Philosophical question: Is the Fun Etymology on time if it’s still technically Tuesday for one-fourth of the HLC? Or is it not?
Speaking of time, though, today’s word is ‘noon’.
It’s an iconic, evocative word. You don’t have to be American to recognize the tension of a duel at high noon: the streets tensely still, a saloon door creaking, and a tumbleweed rolling by as the sun blazes down from directly over the worn Stetsons of two coiled gunfighters. And you don’t have to be a hobbit to appreciate a quiet little midday nuncheon.
In English, short, everyday words like this tend to be part of the language’s core Germanic heritage, but in a surprising twist, this one isn’t. ‘Noon’ ultimately comes from the Latin word ‘nonus’ meaning…’ninth’. ¿Dice qué?

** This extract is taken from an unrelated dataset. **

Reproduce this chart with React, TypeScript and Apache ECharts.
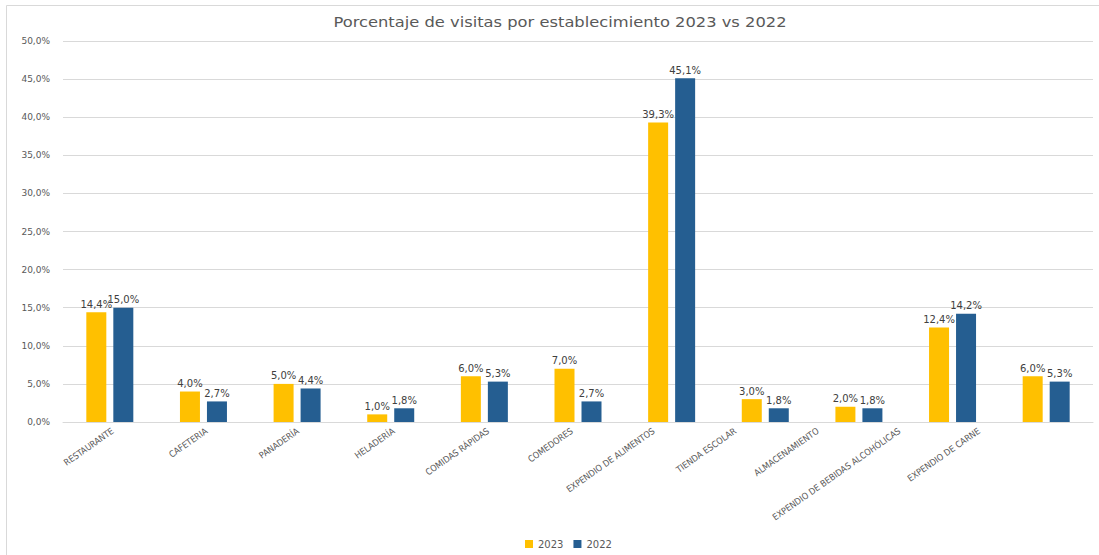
import React, { useEffect, useRef } from "react";
import * as echarts from "echarts";

const categories = [
  "RESTAURANTE",
  "CAFETERIA",
  "PANADERÍA",
  "HELADERÍA",
  "COMIDAS RÁPIDAS",
  "COMEDORES",
  "EXPENDIO DE ALIMENTOS",
  "TIENDA ESCOLAR",
  "ALMACENAMIENTO",
  "EXPENDIO DE BEBIDAS ALCOHÓLICAS",
  "EXPENDIO DE CARNE",
];
const values2023 = [14.4, 4.0, 5.0, 1.0, 6.0, 7.0, 39.3, 3.0, 2.0, 12.4, 6.0];
const values2022 = [15.0, 2.7, 4.4, 1.8, 5.3, 2.7, 45.1, 1.8, 1.8, 14.2, 5.3];
const seriesNames = ["2023", "2022"];
const title = "Porcentaje de visitas por establecimiento 2023 vs 2022";

// layout: horizontal shift (px) of each rotated category label's end from its tick
const labelShiftPx = [3, 3, 1, 3, 4, -6, -18, -30, -41, -53, -67];

const fmt = (v: number) => v.toFixed(1).replace(".", ",") + "%";

export default function App() {
  const ref = useRef<HTMLDivElement>(null);
  useEffect(() => {
    if (!ref.current) return;
    const chart = echarts.init(ref.current, null, { renderer: "svg" });
    const gridLeft = 63;
    const gridRight = 6;
    const n = categories.length;
    const bandPx = (1099 - gridLeft - gridRight) / n;
    const labelPos = categories.map((_, i) => i + 0.5 + labelShiftPx[i] / bandPx);
    const labelStyle = {
      show: true,
      position: "top" as const,
      distance: 3,
      color: "#404040",
      fontSize: 10,
      fontFamily: "DejaVu Sans",
      formatter: (p: any) => fmt(p.value),
    };
    chart.setOption({
      animation: false,
      backgroundColor: "#ffffff",
      textStyle: { fontFamily: "DejaVu Sans" },
      graphic: [
        {
          type: "rect",
          shape: { x: 6.5, y: 5.5, width: 1200, height: 700 },
          style: { fill: "none", stroke: "#D9D9D9", lineWidth: 1 },
          silent: true,
        },
        {
          type: "text",
          x: 560,
          y: 22,
          scaleX: 1.165,
          style: {
            text: title,
            fontFamily: "DejaVu Sans",
            fontSize: 14,
            fill: "#595959",
            align: "center",
            verticalAlign: "middle",
          },
          silent: true,
        },
      ],
      legend: {
        data: seriesNames,
        bottom: 1,
        left: 520,
        itemWidth: 8,
        itemHeight: 8,
        itemGap: 10,
        icon: "rect",
        textStyle: { fontSize: 10, color: "#595959", fontFamily: "DejaVu Sans" },
      },
      grid: { left: gridLeft, right: gridRight, top: 41, bottom: 133, containLabel: false },
      xAxis: [
        {
          type: "category",
          data: categories,
          axisLine: { lineStyle: { color: "#D9D9D9" } },
          axisTick: { show: false },
          axisLabel: { show: false },
        },
        {
          type: "value",
          position: "bottom",
          min: 0,
          max: n,
          axisLine: { show: false },
          axisTick: { show: false },
          splitLine: { show: false },
          axisLabel: {
            customValues: labelPos,
            rotate: 35,
            color: "#595959",
            fontSize: 9,
            fontFamily: "DejaVu Sans Condensed",
            margin: 8,
            formatter: (v: number) => {
              const idx = labelPos.findIndex((p) => Math.abs(p - v) < 1e-6);
              return idx >= 0 ? categories[idx] : "";
            },
          },
        },
      ],
      yAxis: {
        type: "value",
        min: 0,
        max: 50,
        interval: 5,
        axisLine: { show: false },
        axisTick: { show: false },
        splitLine: { lineStyle: { color: "#D9D9D9" } },
        axisLabel: {
          formatter: (v: number) => fmt(v),
          fontSize: 9,
          color: "#595959",
          fontFamily: "DejaVu Sans",
          margin: 13,
        },
      },
      series: [
        {
          name: seriesNames[0],
          type: "bar",
          data: values2023,
          barWidth: 20,
          barGap: "35%",
          itemStyle: { color: "#FFC000" },
          label: labelStyle,
        },
        {
          name: seriesNames[1],
          type: "bar",
          data: values2022,
          barWidth: 20,
          itemStyle: { color: "#255E91" },
          label: labelStyle,
        },
      ],
    });
    return () => chart.dispose();
  }, []);
  return (
    <div
      ref={ref}
      style={{ position: "absolute", left: 0, top: 0, width: 1099, height: 555 }}
    />
  );
}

The term ‘non’ was borrowed back in Old English (hence its native-seeming skin) from the Latin phrase ‘nona hora’, meaning the ninth hour of daylight. In both Latin and Old English, the term referred to the hour of 3:00 PM, an important canonical prayer hour (called nones).

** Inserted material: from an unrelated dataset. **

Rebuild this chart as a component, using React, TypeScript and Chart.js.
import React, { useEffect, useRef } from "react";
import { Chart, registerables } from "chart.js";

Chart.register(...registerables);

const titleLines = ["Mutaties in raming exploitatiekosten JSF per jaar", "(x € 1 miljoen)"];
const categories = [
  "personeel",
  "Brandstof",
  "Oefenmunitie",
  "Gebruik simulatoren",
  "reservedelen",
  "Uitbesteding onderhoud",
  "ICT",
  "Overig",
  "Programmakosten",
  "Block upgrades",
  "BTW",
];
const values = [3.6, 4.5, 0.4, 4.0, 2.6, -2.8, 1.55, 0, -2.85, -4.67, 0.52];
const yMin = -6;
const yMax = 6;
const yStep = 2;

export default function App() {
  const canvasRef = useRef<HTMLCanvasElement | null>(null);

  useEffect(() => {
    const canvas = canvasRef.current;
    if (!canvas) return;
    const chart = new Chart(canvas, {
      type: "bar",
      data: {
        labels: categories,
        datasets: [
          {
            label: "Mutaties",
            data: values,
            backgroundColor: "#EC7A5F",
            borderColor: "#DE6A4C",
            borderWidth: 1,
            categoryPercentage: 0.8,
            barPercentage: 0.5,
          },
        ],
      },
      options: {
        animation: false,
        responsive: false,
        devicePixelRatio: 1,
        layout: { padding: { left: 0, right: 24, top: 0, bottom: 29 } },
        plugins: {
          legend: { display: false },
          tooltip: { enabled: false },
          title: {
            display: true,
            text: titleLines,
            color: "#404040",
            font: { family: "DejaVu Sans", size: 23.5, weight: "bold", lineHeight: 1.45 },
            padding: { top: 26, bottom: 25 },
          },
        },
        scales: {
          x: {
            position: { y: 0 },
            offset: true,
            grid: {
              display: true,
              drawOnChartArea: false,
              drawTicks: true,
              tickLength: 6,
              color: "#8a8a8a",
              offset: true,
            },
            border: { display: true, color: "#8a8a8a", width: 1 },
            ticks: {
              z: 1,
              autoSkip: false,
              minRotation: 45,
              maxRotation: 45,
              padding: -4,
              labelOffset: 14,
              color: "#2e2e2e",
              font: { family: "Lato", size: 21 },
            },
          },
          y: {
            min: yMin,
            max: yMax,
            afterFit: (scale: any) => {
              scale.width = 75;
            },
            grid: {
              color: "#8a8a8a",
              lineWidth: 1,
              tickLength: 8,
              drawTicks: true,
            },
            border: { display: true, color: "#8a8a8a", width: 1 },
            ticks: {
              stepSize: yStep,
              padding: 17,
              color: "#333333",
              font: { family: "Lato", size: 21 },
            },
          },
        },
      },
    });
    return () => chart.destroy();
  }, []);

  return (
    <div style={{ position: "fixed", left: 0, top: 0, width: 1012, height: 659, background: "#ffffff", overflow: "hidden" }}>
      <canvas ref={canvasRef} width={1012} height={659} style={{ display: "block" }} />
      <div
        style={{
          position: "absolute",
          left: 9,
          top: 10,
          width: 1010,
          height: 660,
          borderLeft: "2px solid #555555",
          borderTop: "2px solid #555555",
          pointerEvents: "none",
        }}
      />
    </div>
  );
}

Beginning around the 12th century, the sense started to shift towards its current meaning of 12:00 PM. There are several hypotheses for why the meaning changed. It could have been the unreliability of timekeeping in the medieval period, or it could have been due to the dramatic seasonal differences in daylight hours in Northern Europe. It may even have been driven by food in some way: religious fasts traditionally ended at nones, so the time may have inched earlier to end the fasting earlier, or it may have come out of a secular societal shift in the timing of the midday meal. Whatever the reason, it became the ‘noon’ we know by the 14th century.
Whoever said monosyllabic words were boring?